WHAT IS ASKED: Write out the data below in full, unchanged, minus the images.

# GIVEN MATERIAL start

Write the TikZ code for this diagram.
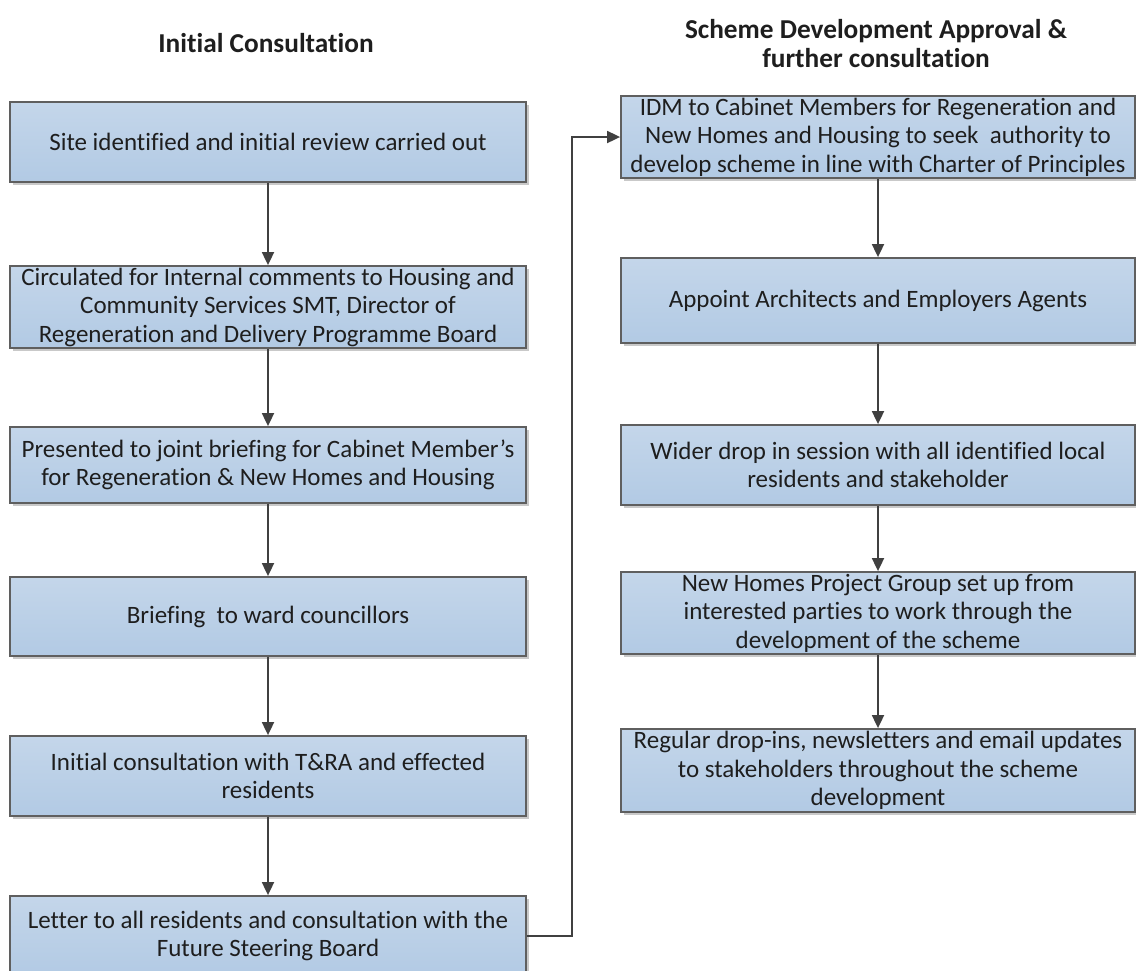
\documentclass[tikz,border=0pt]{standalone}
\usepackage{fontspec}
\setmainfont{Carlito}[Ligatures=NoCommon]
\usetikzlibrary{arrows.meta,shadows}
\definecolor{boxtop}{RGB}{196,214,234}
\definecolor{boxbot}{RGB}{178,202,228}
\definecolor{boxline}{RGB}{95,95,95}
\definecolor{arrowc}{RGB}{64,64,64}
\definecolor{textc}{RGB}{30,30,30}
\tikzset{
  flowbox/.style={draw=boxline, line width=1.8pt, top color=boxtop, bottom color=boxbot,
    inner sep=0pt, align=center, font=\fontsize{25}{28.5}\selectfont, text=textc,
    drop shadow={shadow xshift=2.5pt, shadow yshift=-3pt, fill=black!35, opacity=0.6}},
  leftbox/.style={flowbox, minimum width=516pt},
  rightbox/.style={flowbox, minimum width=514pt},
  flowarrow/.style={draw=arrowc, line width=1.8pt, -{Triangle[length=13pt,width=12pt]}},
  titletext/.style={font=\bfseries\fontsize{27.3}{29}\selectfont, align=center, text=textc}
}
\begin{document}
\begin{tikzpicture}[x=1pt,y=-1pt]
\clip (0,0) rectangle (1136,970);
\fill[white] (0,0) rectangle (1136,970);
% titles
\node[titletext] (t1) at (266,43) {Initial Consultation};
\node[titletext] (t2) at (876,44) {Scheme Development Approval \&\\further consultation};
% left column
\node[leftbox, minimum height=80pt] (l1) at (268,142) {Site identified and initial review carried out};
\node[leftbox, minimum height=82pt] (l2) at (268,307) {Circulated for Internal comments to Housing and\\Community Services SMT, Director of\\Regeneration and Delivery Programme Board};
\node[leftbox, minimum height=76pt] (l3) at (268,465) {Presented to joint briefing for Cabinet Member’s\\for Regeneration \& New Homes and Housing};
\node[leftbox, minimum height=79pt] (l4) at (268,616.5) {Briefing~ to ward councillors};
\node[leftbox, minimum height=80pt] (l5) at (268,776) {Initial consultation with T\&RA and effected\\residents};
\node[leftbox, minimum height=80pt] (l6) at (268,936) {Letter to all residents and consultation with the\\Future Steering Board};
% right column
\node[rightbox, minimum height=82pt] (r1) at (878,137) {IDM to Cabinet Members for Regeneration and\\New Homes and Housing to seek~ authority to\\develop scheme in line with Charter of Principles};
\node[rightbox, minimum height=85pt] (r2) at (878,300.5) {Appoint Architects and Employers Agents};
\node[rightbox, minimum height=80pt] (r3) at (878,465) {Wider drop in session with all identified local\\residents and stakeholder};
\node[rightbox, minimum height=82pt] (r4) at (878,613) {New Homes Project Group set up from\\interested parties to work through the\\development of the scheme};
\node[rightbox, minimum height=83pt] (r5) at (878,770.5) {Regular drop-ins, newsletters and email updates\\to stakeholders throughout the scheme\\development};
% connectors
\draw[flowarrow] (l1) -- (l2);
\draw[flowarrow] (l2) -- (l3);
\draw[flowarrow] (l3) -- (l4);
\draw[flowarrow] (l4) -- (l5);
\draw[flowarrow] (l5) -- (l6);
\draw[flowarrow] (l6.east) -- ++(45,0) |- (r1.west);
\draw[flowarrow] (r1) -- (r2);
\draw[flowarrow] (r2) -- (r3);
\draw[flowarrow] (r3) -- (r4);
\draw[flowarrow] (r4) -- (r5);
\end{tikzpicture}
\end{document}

# GIVEN MATERIAL end

SOLUTION TO THIS TASK:
Write the TikZ code for this diagram.
\documentclass[tikz,border=0pt]{standalone}
\usepackage{fontspec}
\setmainfont{Carlito}[Ligatures=NoCommon]
\usetikzlibrary{arrows.meta,shadows}
\definecolor{boxtop}{RGB}{196,214,234}
\definecolor{boxbot}{RGB}{178,202,228}
\definecolor{boxline}{RGB}{95,95,95}
\definecolor{arrowc}{RGB}{64,64,64}
\definecolor{textc}{RGB}{30,30,30}
\tikzset{
  flowbox/.style={draw=boxline, line width=1.8pt, top color=boxtop, bottom color=boxbot,
    inner sep=0pt, align=center, font=\fontsize{25}{28.5}\selectfont, text=textc,
    drop shadow={shadow xshift=2.5pt, shadow yshift=-3pt, fill=black!35, opacity=0.6}},
  leftbox/.style={flowbox, minimum width=516pt},
  rightbox/.style={flowbox, minimum width=514pt},
  flowarrow/.style={draw=arrowc, line width=1.8pt, -{Triangle[length=13pt,width=12pt]}},
  titletext/.style={font=\bfseries\fontsize{27.3}{29}\selectfont, align=center, text=textc}
}
\begin{document}
\begin{tikzpicture}[x=1pt,y=-1pt]
\clip (0,0) rectangle (1136,970);
\fill[white] (0,0) rectangle (1136,970);
% titles
\node[titletext] (t1) at (266,43) {Initial Consultation};
\node[titletext] (t2) at (876,44) {Scheme Development Approval \&\\further consultation};
% left column
\node[leftbox, minimum height=80pt] (l1) at (268,142) {Site identified and initial review carried out};
\node[leftbox, minimum height=82pt] (l2) at (268,307) {Circulated for Internal comments to Housing and\\Community Services SMT, Director of\\Regeneration and Delivery Programme Board};
\node[leftbox, minimum height=76pt] (l3) at (268,465) {Presented to joint briefing for Cabinet Member’s\\for Regeneration \& New Homes and Housing};
\node[leftbox, minimum height=79pt] (l4) at (268,616.5) {Briefing~ to ward councillors};
\node[leftbox, minimum height=80pt] (l5) at (268,776) {Initial consultation with T\&RA and effected\\residents};
\node[leftbox, minimum height=80pt] (l6) at (268,936) {Letter to all residents and consultation with the\\Future Steering Board};
% right column
\node[rightbox, minimum height=82pt] (r1) at (878,137) {IDM to Cabinet Members for Regeneration and\\New Homes and Housing to seek~ authority to\\develop scheme in line with Charter of Principles};
\node[rightbox, minimum height=85pt] (r2) at (878,300.5) {Appoint Architects and Employers Agents};
\node[rightbox, minimum height=80pt] (r3) at (878,465) {Wider drop in session with all identified local\\residents and stakeholder};
\node[rightbox, minimum height=82pt] (r4) at (878,613) {New Homes Project Group set up from\\interested parties to work through the\\development of the scheme};
\node[rightbox, minimum height=83pt] (r5) at (878,770.5) {Regular drop-ins, newsletters and email updates\\to stakeholders throughout the scheme\\development};
% connectors
\draw[flowarrow] (l1) -- (l2);
\draw[flowarrow] (l2) -- (l3);
\draw[flowarrow] (l3) -- (l4);
\draw[flowarrow] (l4) -- (l5);
\draw[flowarrow] (l5) -- (l6);
\draw[flowarrow] (l6.east) -- ++(45,0) |- (r1.west);
\draw[flowarrow] (r1) -- (r2);
\draw[flowarrow] (r2) -- (r3);
\draw[flowarrow] (r3) -- (r4);
\draw[flowarrow] (r4) -- (r5);
\end{tikzpicture}
\end{document}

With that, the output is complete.